Furthermore, some forestlands are better suited to grow timber as compared to other sites. There is a striking and obvious difference in the parcel’s value eclipsing the current harvested timber’s value. Therefore, the Cost Approach approach fails to financially recognize differences in productivity as being a factor of value.

The Cost Approach does not consider forest site productivity value or future productivity evidenced by growing trees.

Sales Comparison Approach

Sales Comparison Approach is often used by Licensed Appraisers but has been grossly misapplied to forestlands when executed as USPAP Forestland Appraisals. Misapplication is made when an observer considers this approach’s fundamental basis. Similar properties based on location and size, are generally found to assign the price that was paid. The previously sold property may have housed more productive lands of different ages than the subject property. Therefore, when the other property’s attributes are applied to the subject property’s value, they are erroneous.

When USPAP Forestland Appraisals use this approach, the Appraiser must consider how the forestland properties differ. Characteristics such as

  • soil productivity,
  • timber stand ages,
  • tree species,
  • regulatory constraints,
    • riparian zones,
    • TSE habitat restrictions,
  • slope,
  • road access.

Each of these characteristics affect parcel value. These characteristics build, one on the other, to make comparisons problematic. Unfortunately, they are still adjusted haphazardly by some attempting to pull values from nearby properties.

In 40 years as a Professional Forester, I have never witnessed any two forestland properties that were identical. More to the point, time and the macroeconomy are factors that cannot be swiped away. Making price adjustments based on these differences can yield only ‘judgement values’.

We can do better than this.

Income Capitalization Approach

The Income Capitalization Approach, applied to forestlands, is based on the assumption that there exists a definite relationship between:

  1. amount of income a property can earn,
  2. timing of income events as discounted to NPV,
  3. timing of costs needed to generate those income events, discounted to NPV,
  4. its ultimate value.

This is more difficult for the Forestland Appraiser to determine, but it generates the actual value of the asset in question. Therefore, this process is the golden fleece of USPAP Forestland Appraisal methods.

Stratification Matters

Readers of this web domain have seen the approach of segregating parcels into timber stands with roads, bridges, culverts, riparian zones, and wildlife habitat.
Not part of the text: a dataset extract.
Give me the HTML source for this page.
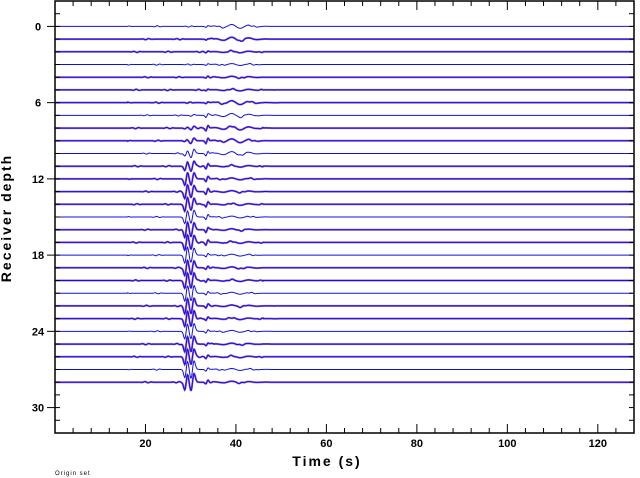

Hauling distances from each timber stand place costs from the transportation of logs from the site to the ultimate buyers of logs, generally lumber mills. When each timber stand is processed through Forest Biometric Growth & Yield analyses, we generate actionable information. We can measure timber characteristics to express them as commodities: these have prices and costs. Therefore, the values can be expressed and applied precisely.

Finally, these factors are melded into future market expectations of commodity value – determined one log at a time. This is where we put 21st Century technology to task. Millions of calculations are made for each tree, timber stand, and parcel to generate the USPAP Forestland Appraisal Report.

The GIS work involved can be extensive and used for daily management purposes. GIS data can be fundamentally basic to describe location, property boundaries, stream and road locations. Maps can give a feeling of ‘place’ useful for the Forestland Appraisal event. In the FRASS Platform, GIS maps are representations of data.

When the USPAP Forestland Appraisal Report is minted, the Licensed Appraiser will document findings. These findings are put forward to aid clients, buyers and sellers, loan officers, and peers of the analysis made. The asset values assigned should be defensible, repeatable, and understandable by everyone.